I am having a dispute within my company. At one time (up through Exchange 2003 at least, I believe) it was necessary to have an Exchange Admin account (with the Exchange Full Administrator role) to perform certain tasks even for a small or medium business. For example, when performing an Exchange migration from one server to another you might want to export mailboxes databases to PST files for later import back into a new Exchange server. I believe there were other functions also where an Exchange Administrator or Full Administrator account were necessary even in a small business and where a Domain Administrator account was insufficient. (It may be true that in larger organizations Exchange Administrators are still necessary due to separation of duties on an IT staff. But in a small business without any IT staff this is unlikely to be the case.)
I have been told that "at some point" in the past this ceased to be true and that Exchange Administrator accounts were no longer needed for such purposes (like Exchange migrations) because Microsoft made other tools available. Therefore, the logic goes, we should delete or disable any Exchange Administrator accounts we or our small business clients still have in existence as they are not needed.

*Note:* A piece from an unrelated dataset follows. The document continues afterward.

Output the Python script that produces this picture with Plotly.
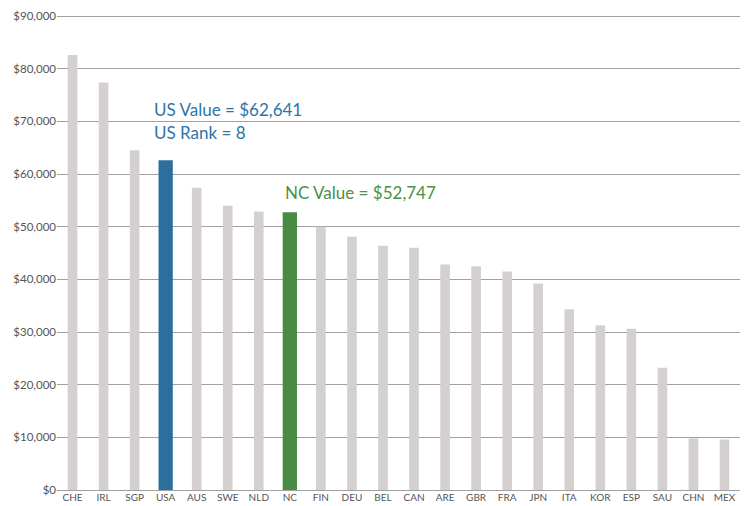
import plotly.graph_objects as go

countries = ["CHE", "IRL", "SGP", "USA", "AUS", "SWE", "NLD", "NC", "FIN", "DEU", "BEL",
             "CAN", "ARE", "GBR", "FRA", "JPN", "ITA", "KOR", "ESP", "SAU", "CHN", "MEX"]
values = [82600, 77400, 64500, 62641, 57400, 54000, 52900, 52747, 50000, 48100, 46400,
          46000, 42800, 42500, 41500, 39200, 34300, 31300, 30600, 23200, 9800, 9600]
y_ticks = [0, 10000, 20000, 30000, 40000, 50000, 60000, 70000, 80000, 90000]
y_tick_labels = ["$0", "$10,000", "$20,000", "$30,000", "$40,000", "$50,000",
                 "$60,000", "$70,000", "$80,000", "$90,000"]

GRAY = "#d4d0cf"
BLUE = "#2c6f9e"
GREEN = "#478c42"

colors = [BLUE if c == "USA" else GREEN if c == "NC" else GRAY for c in countries]
widths = [0.46 if c in ("USA", "NC") else 0.31 for c in countries]

fig = go.Figure(go.Bar(x=countries, y=values, marker=dict(color=colors, line=dict(width=0)),
                       width=widths, hoverinfo="x+y"))

fig.update_layout(
    width=740, height=498,
    margin=dict(l=49, r=8, t=7, b=16, autoexpand=False),
    plot_bgcolor="white", paper_bgcolor="white",
    showlegend=False,
    font=dict(family="Lato, 'Source Sans Pro', sans-serif", color="#555555"),
    xaxis=dict(type="category", tickfont=dict(size=10, color="#555555"), showgrid=False,
               showline=False, ticks="", range=[-0.5, len(countries) - 0.5]),
    yaxis=dict(range=[0, 90200], tickvals=y_ticks, ticktext=y_tick_labels,
               tickfont=dict(size=11.5, color="#555555"), showgrid=True,
               gridcolor="#a0a0a0", gridwidth=1.3, zeroline=True, zerolinecolor="#a0a0a0",
               zerolinewidth=1.3, ticks="", ticklen=0, ticklabeloverflow="allow"),
    bargap=0.5,
)

fig.add_annotation(x=2.55, y=72300, xref="x", yref="y", text="US Value = $62,641",
                   showarrow=False, xanchor="left", yanchor="middle",
                   font=dict(size=17, color="#2e75a8"))
fig.add_annotation(x=2.55, y=67900, xref="x", yref="y", text="US Rank = 8",
                   showarrow=False, xanchor="left", yanchor="middle",
                   font=dict(size=17, color="#2e75a8"))
fig.add_annotation(x=6.79, y=56400, xref="x", yref="y", text="NC Value = $52,747",
                   showarrow=False, xanchor="left", yanchor="middle",
                   font=dict(size=17, color="#4a9146"))

fig.write_html("out.html")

My question is if Exchange Administrator accounts are no longer routinely needed when EXACTLY did this become the case? Did it happen when Exchange 2007 was introduced? Or maybe Exchange 2010? Or maybe at some other time when Microsoft introduced some additional tools to facilitate migrations?
Ideally I would like to be able to point to an official Microsoft publication (TechNet, blog article, whatever) as proof of the timeframe when Exchange Administrator accounts became not typically needed.
I am looking forward to some gurus being able to answer this question!